Burrows defende que, longe de ser a “idiota de cabeça oca frequentemente retratada”, ela era “bem intencionada, bondosa e generosa”.
Apresentada pela Áustria à corte francesa como uma oferenda de paz, após anos de hostilidade, a fidelidade dividida de Maria Antonieta mergulhava a rainha em suspeitas (nem todas infundadas) de que ela repassaria segredos militares para a Áustria.
Ela também era considerada indiferente em relação ao povo francês. E referências pejorativas à rainha, como L’Autri-chienne (um jogo de palavras em francês, que unia os termos “austríaca” e “cadela”), exemplificam o tipo de desconfiança que marcava o sentimento público.

Crédito, Castelo de Versailles, Dist. Grand Palais RMN/Christophe Fouin
Ao contrário do rei, a rainha não tinha poder oficial e sua função era permanecer à sombra.
Maria Antonieta foi considerada proeminente demais, muito vivaz e disposta a usar seu charme para interferir em questões políticas. Ela fazia secretamente lobby com os ministros e se opunha às reformas constitucionais reivindicadas pelo país.
Segundo seus inimigos, ela precisava ser deposta. Circulavam panfletos difamatórios, alguns deles pornográficos, acusando a rainha de promiscuidade, orgias, relações lésbicas e até de incesto.
Mas seu único amante conhecido foi o conde Axel von Fersen (1755-1810).
Todas essas fofocas eram “geradas pela misoginia”, defende Grant. “Muitos dos mitos que permaneceram […] surgiram no século 19, quando suas biografias [eram] escritas por homens.”
A rainha, na verdade, era bastante recatada, segundo Burrows.
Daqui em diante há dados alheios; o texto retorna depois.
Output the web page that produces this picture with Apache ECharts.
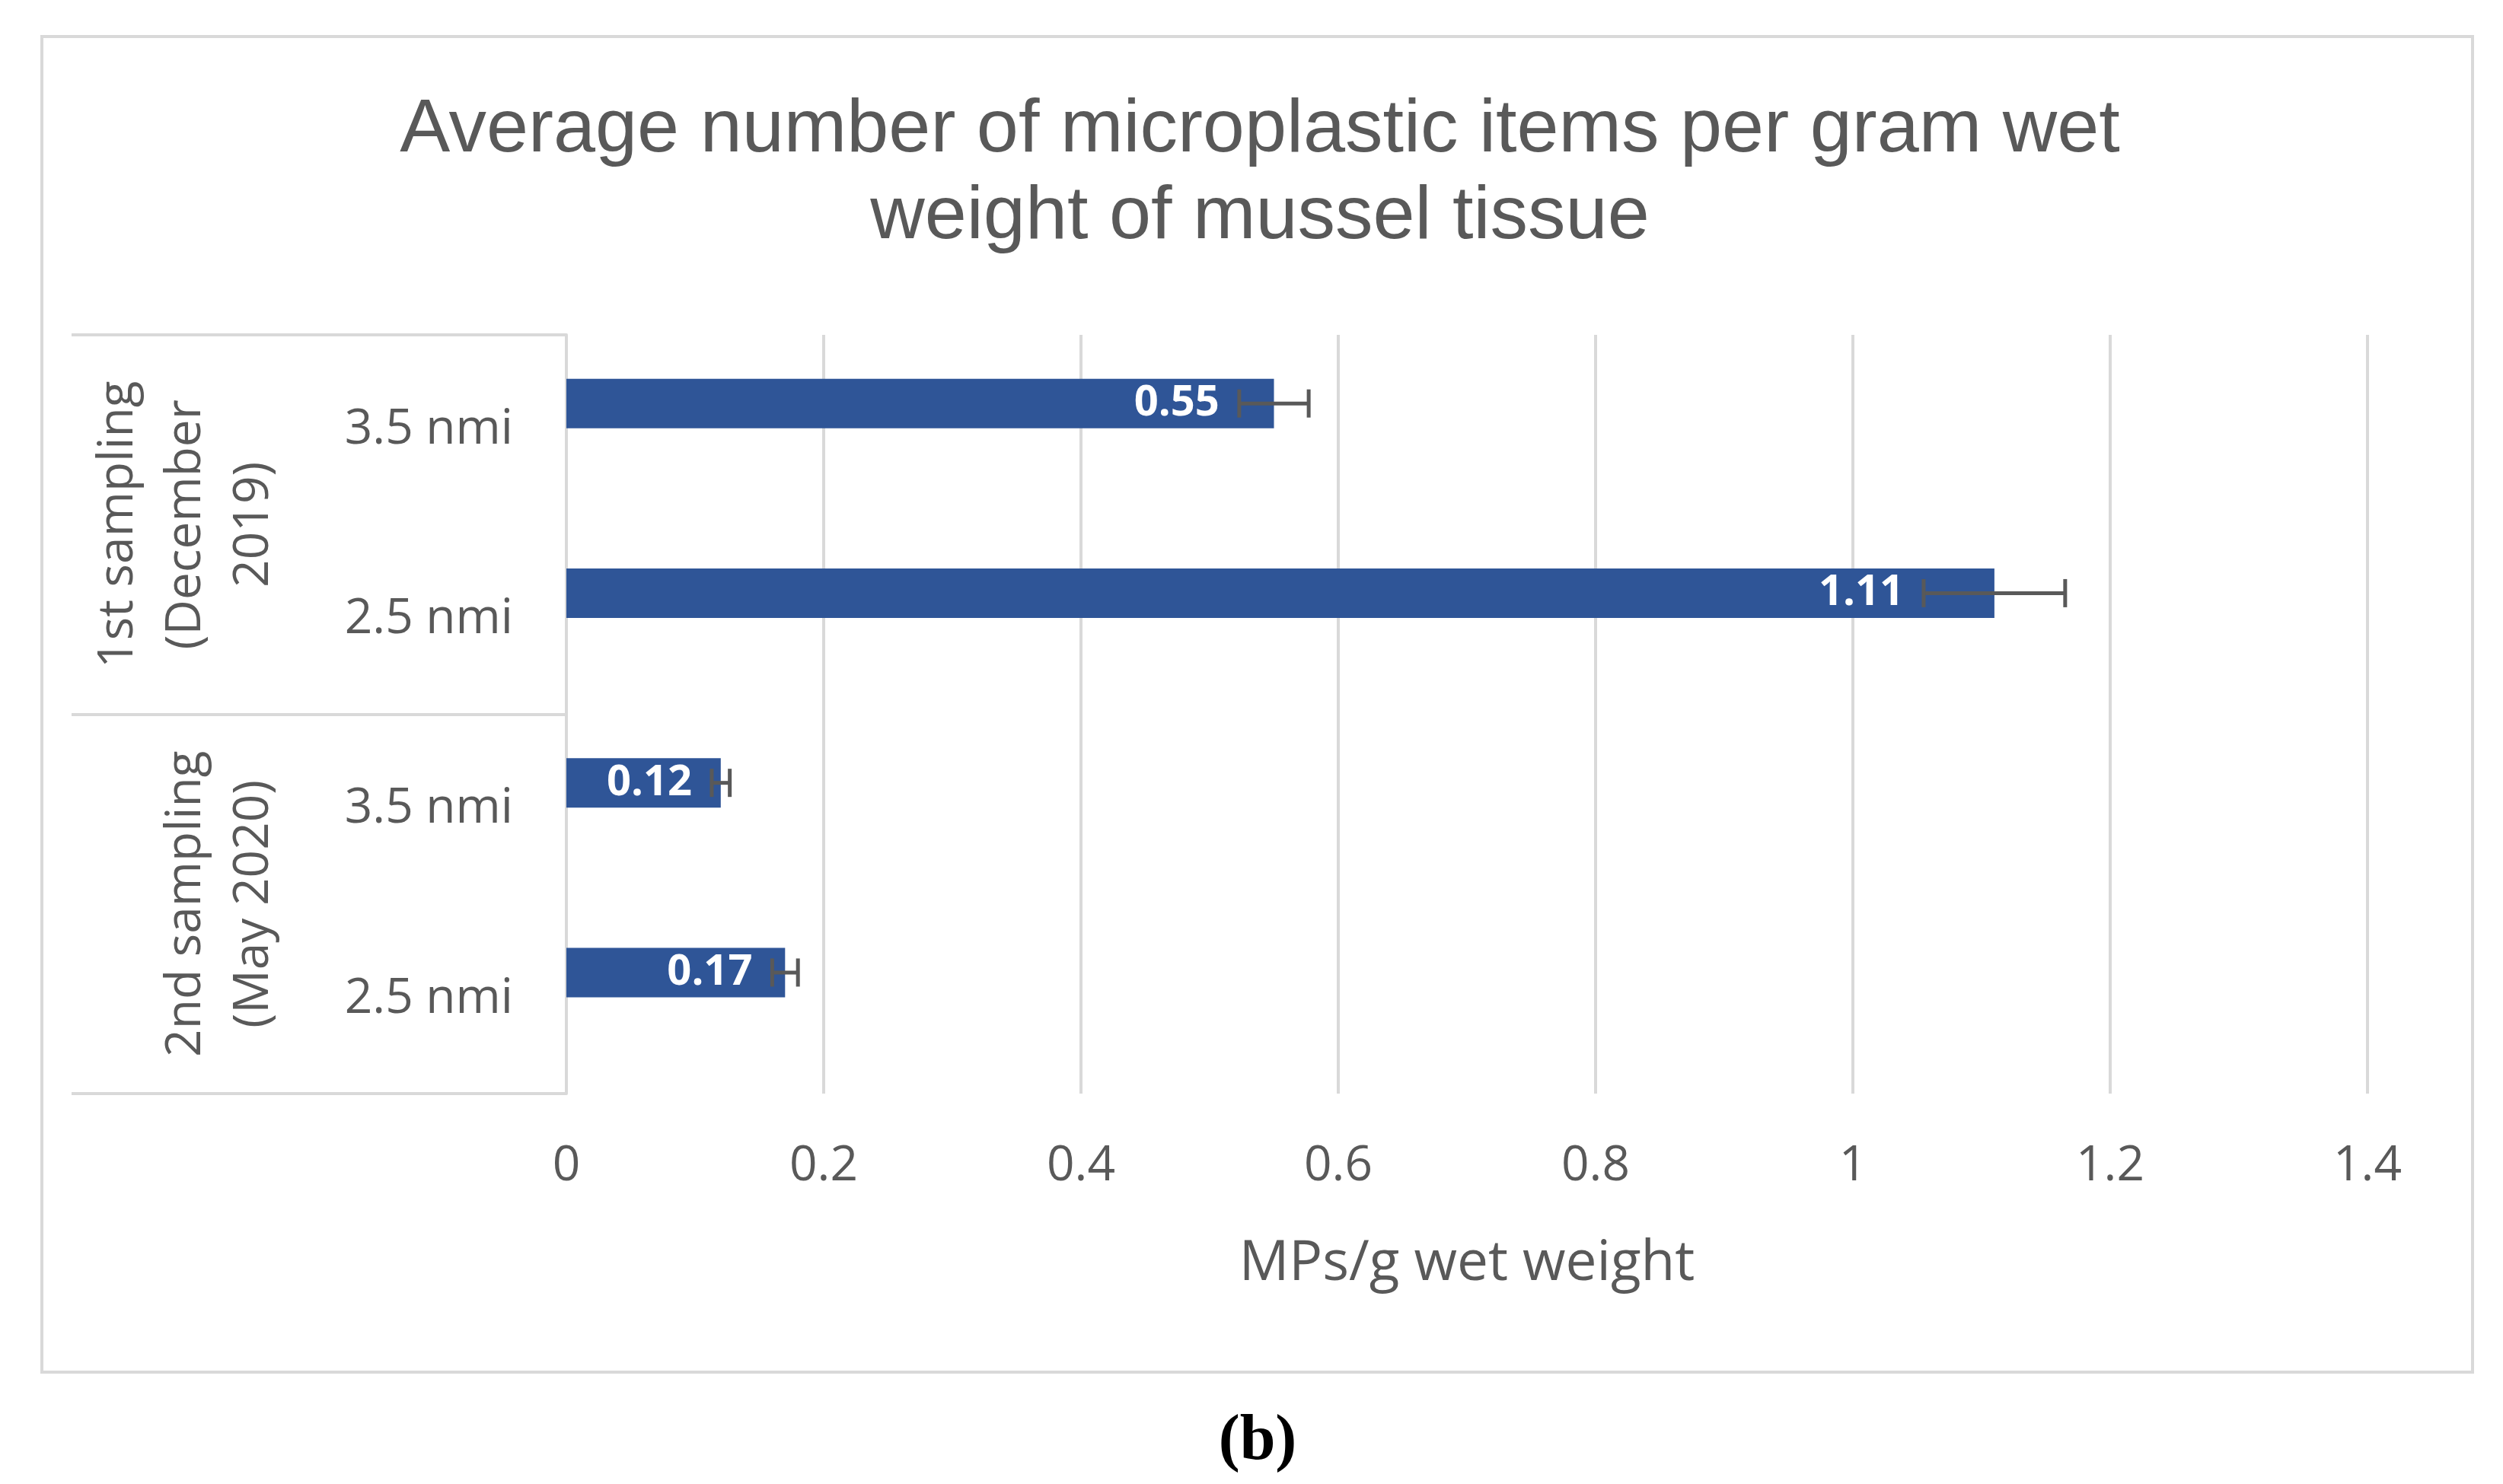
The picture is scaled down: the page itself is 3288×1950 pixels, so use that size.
<!DOCTYPE html>
<html><head><meta charset="utf-8">
<script src="https://cdn.jsdelivr.net/npm/echarts@6/dist/echarts.min.js"></script>
<style>html,body{margin:0;padding:0;background:#fff}#c{width:3288px;height:1950px}</style>
</head><body><div id="c"></div>
<script>
// ---- data ----
const chartTitle = 'Average number of microplastic items per gram wet\nweight of mussel tissue';
const categories = ['3.5 nmi', '2.5 nmi', '3.5 nmi', '2.5 nmi'];
const groups = ['1st sampling\n(December\n2019)', '2nd sampling\n(May 2020)'];
const values = [0.55, 1.11, 0.12, 0.17];
const errors = [0.027, 0.055, 0.007, 0.010];
const xMin = 0, xMax = 1.4, xInterval = 0.2;
const xAxisName = 'MPs/g wet weight';
const caption = '(b)';

// ---- style constants ----
const GRAY = '#595959', LINE = '#D9D9D9', BLUE = '#2F5597';
const BAR_W = 65, BAR_GAP = 0.06;
const BAR_OFFSET = -(BAR_W * 2 + BAR_W * BAR_GAP) / 2 + BAR_W / 2;
const CAP = 37, LABEL_GAP = 26;
const SANS = '"Open Sans", "Noto Sans", sans-serif';

const chart = echarts.init(document.getElementById('c'), null, {renderer: 'canvas'});

const option = {
  backgroundColor: '#fff',
  animation: false,
  title: {
    text: chartTitle, left: 1650, textAlign: 'center', top: 110,
    textStyle: {fontFamily: '"Liberation Sans", Arial, sans-serif', fontSize: 99, fontWeight: 'normal', color: GRAY, lineHeight: 114}
  },
  grid: {left: 744, right: 178, top: 440, bottom: 513, containLabel: false},
  xAxis: {
    type: 'value', min: xMin, max: xMax, interval: xInterval,
    name: xAxisName, nameLocation: 'middle', nameGap: 188,
    nameTextStyle: {fontFamily: SANS, fontSize: 73, color: GRAY},
    axisLine: {show: false}, axisTick: {show: false},
    axisLabel: {fontFamily: SANS, fontSize: 64, color: GRAY, margin: 64},
    splitLine: {show: true, lineStyle: {color: LINE, width: 4}}
  },
  yAxis: [
    {
      type: 'category', data: categories, inverse: true,
      axisLine: {show: true, lineStyle: {color: LINE, width: 4}},
      axisTick: {show: false},
      axisLabel: {fontFamily: SANS, fontSize: 64, color: GRAY, margin: 70}
    },
    {
      type: 'category', data: groups, inverse: true, position: 'left', offset: 0,
      axisLine: {show: false},
      axisTick: {show: true, length: 650, lineStyle: {color: LINE, width: 4}},
      axisLabel: {show: false}
    }
  ],
  series: [
    {
      type: 'bar', data: values, barWidth: BAR_W, barGap: (BAR_GAP * 100) + '%',
      itemStyle: {color: BLUE}, z: 2
    },
    {
      type: 'bar', data: values.map(() => null), barWidth: BAR_W
    },
    {
      type: 'custom', z: 5,
      data: values.map((v, i) => [i, v, errors[i]]),
      encode: {y: 0, x: 1},
      renderItem: function (params, api) {
        const i = api.value(0), v = api.value(1), e = api.value(2);
        const c = api.coord([v, i]);
        const lo = api.coord([v - e, i]);
        const hi = api.coord([v + e, i]);
        const y = c[1] + BAR_OFFSET;
        const h = CAP / 2;
        const ls = {stroke: GRAY, lineWidth: 5};
        return {
          type: 'group', children: [
            {type: 'line', shape: {x1: lo[0], y1: y, x2: hi[0], y2: y}, style: ls},
            {type: 'line', shape: {x1: lo[0], y1: y - h, x2: lo[0], y2: y + h}, style: ls},
            {type: 'line', shape: {x1: hi[0], y1: y - h, x2: hi[0], y2: y + h}, style: ls},
            {type: 'text', x: lo[0] - LABEL_GAP, y: y,
              style: {text: v.toFixed(2), fill: '#fff', font: 'bold 56px ' + SANS, align: 'right', verticalAlign: 'middle'}}
          ]
        };
      }
    }
  ]
};
chart.setOption(option);

// group labels + frame + caption
const gfx = [
  {type: 'rect', shape: {x: 55, y: 48, width: 3193, height: 1755}, style: {fill: 'none', stroke: LINE, lineWidth: 4}, z: -1},
  {type: 'text', x: 1652, y: 1895, style: {text: caption, font: 'bold 84px "Liberation Serif", "Times New Roman", serif', fill: '#000', align: 'center', verticalAlign: 'middle'}}
];
groups.forEach((g, k) => {
  const yc = chart.convertToPixel({yAxisIndex: 1}, k);
  gfx.push({
    type: 'text', x: 378, y: yc, rotation: Math.PI / 2,
    style: {text: g, font: '64px ' + SANS, fill: GRAY, align: 'center', verticalAlign: 'bottom', lineHeight: 89}
  });
});
chart.setOption({graphic: gfx});
</script>
</body></html>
Ela raramente bebia, praticava apenas “flertes muito suaves” e “odiava ser vista nua, até mesmo pelas próprias criadas”. Mas a hostilidade se mantia.
Mas o autor também defende que a rainha foi “abusada emocionalmente”, “entediada” e “negligenciada”. E, embora ele a considere culpada de buscar prazer fora do casamento, Bashor conclui que, pelo menos por ele, ela foi “perdoada”.
Na verdade, Maria Antonieta “era uma mãe dedicada”, segundo a professora de História Europeia Moderna Laura O’Brien, da Universidade da Nortúmbria, no Reino Unido.
Ela descreve a “conexão mais suave e emocional” que a rainha tinha com seus filhos, contrariando sua própria criação.
Maria Antonieta foi a primeira rainha francesa a amamentar e a se vestir, como se observa no retrato rejeitado, de forma apropriada à maternidade e à vida no seu retiro rural.

Crédito, CC0 Paris Musées/Musée Carnavalet, Histoire de Paris
A longa fascinação pela rainha mais odiada da Europa também está relacionada à sua história de vida: uma noiva criança, de uma dinastia real, forçada a enfrentar uma situação impossível e, por fim, reduzida a uma figura trágica, em uma camisola branca, com seu cabelo raspado, levada de carroça até a morte.
Para os revolucionários, ela se tornou um símbolo de tudo aquilo que a França precisava mudar. E sua execução, em 1793, tentou limpar o país do pior que havia no antigo regime.
Fosse ou não justificada a morte de Maria Antonieta, ela não conseguiu sufocar sua influência. Surgiu a moda de cortes de cabelo curtos como “porco-espinho” e gargantilhas de tom vermelho-sangue, que relembram o corte da guilhotina.
Os que acreditavam nas histórias ao seu redor a detestavam, mas ela também era imensa e persistentemente adorada.
“Para mim, esta exposição é outro sonho realizado”, comentou Blahnik em uma entrevista recente. “A recuperação de Maria Antonieta.”
A exposição Marie Antoinette Style (O Estilo de Maria Antonieta) está em cartaz no Museu Victoria & Albert de Londres, entre 20 de setembro de 2025 e 22 de março de 2026. O livro que acompanha a exposição foi publicado pela V&A Publishing.